I shook my head and went about my business. It was a busy day, and so fucking gorgeous here that it made me want to cry from the pleasure of it. 60. Cloudless blue skies, flowers blooming their hearts out (too early for the big guns, but the crocus and snowdrops are just amazing this year), the scent of the earth in my nostrils…open windows through the house, clearing out the musty scent of winter.
But there’s this thing.
See, a lot of my angst this weekend? It was about being significantly underappreciated by my family.
One might say…taken advantage of.
And I was so. fucking. tired.
And I kinda let the Viking out, and snapped. I didn’t lose my total cool, and that likely left the biggest impression. I have such a terrible temper–it’s taken me 50 years to harness it, and I didn’t let it out for the ride, just righteous indignation and bitter chilly words. Clear and concise.
“You have all taken advantage of me. Fuck. You.”
And off to bed.
Amazing that I could express so much anger in so few words.
And then I, being the emotional chit I am, cried myself to sleep.
So, that was the nugget of the text that I sent to Master in my fury, when HE’d been out of my contact, too. That no one appreciated me, even HIM and no one even ever said “thanks” to me.
(it turns out, by-the-by, that Master, who was exhausted by His week as well, had fallen asleep in His car in the parking lot of a store…and “napped” for 2 hours)
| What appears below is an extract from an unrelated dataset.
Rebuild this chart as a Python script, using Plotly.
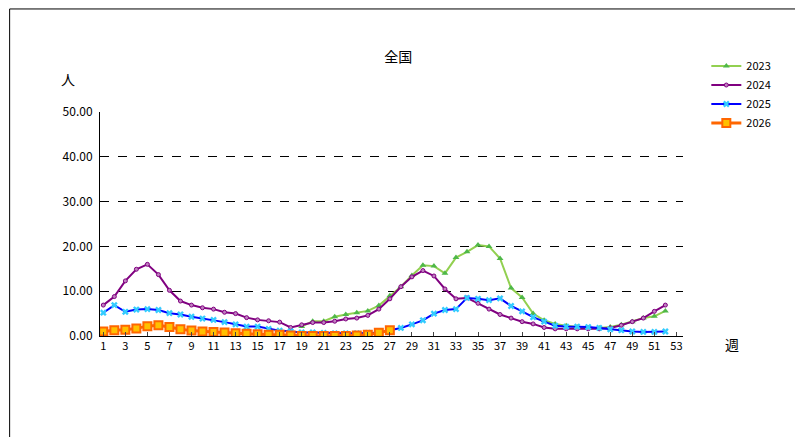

I’m getting texts. Phone calls. Guess what they all start and end with.
“Thank you, nilla.”
“Nice tits. Thank you.”
“Master, you can cut that out now, you Bastard.”
“Thank you for the acknowledgement.”
Well, it makes me laugh now. Makes Him laugh to make me giggle, and it’s gone onto ridiculousness now…which makes us *both* laugh.
And it made me realize tonight after talking to Him (and being showered in still more Thank You’s) that I owe all of YOU a giant thanks too. Yes, I’ll be catching up on those individual replies, but really–you all keep me going. You send happy thoughts, and kind words, private emails, and blog comments to encourage me, and help me feel much better.
Did you know that?
When you reach out and leave one of those comments, it’s like a hand on my shoulder sayin’ …”you’re okay, we’re okay”…helps when I’m down, and makes me smile when I’m up.
So to you all who write, and you all who read… Thank YOU. For being the reason I return here, fulfilled and happier and ready to get back to writing again.